The waiting game begins

So, Morgan Tsvangirai is now Prime Minister of Zimbabwe! The Global political Agreement between Zanu PF and the two MDCs was finally consummated with the swearing in of Tsvangirai and the power-sharing cabinet last week. As with most Zimbabweans, I would really like to believe this marks the first step towards Zimbabwe's recovery and reconstruction. However, the prevailing reality is that the battle for power and control rages on, albeit in a new context.
Mugabe has appointed a cabinet of old-time bruisers from his party, whilst Tsvangirai has also stuck to his loyalists. The expectation that the parties would signal their intentions for thoroughgoing reforms through the appointment of a technocratic team of all the talents has fallen flat on its face.

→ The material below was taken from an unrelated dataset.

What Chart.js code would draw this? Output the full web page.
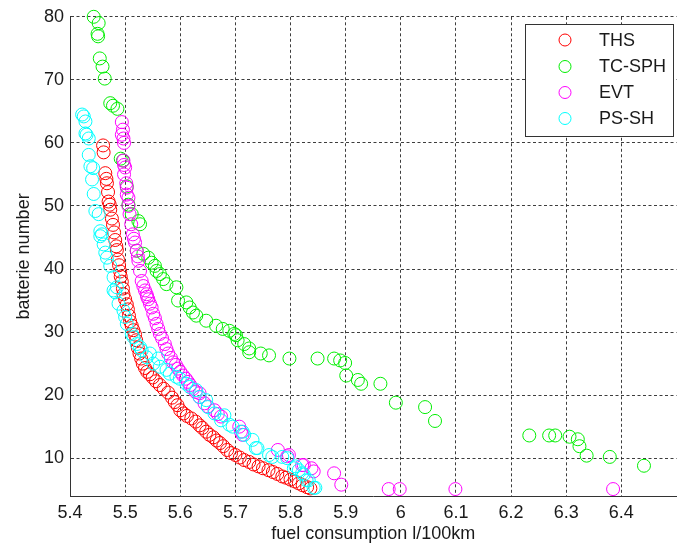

There are no outsiders on this ship.
Add to that the arrest this week of Roy Bennet, MDC treasurer and deputy-minister designate. Tsvangirai has tried to downplay Bennet's arrest as the work of disgruntled Zanu PF elements still trying to resist the power-sharing deal. But that rings hollow - everyone knows nothing happens without the blessing of the powers-that-be in Zanu PF.
From the way it's going so far, it is safe to say that all parties in this marriage are sleeping with one eye open. Zanu PF, in particular, is biding its time for an opportunity to dispense with its partners and get both hands on the levers of power once more. It behoves Tsvangirai and his partners from the smaller MDC faction to ensure that they beat the old timers at their own game.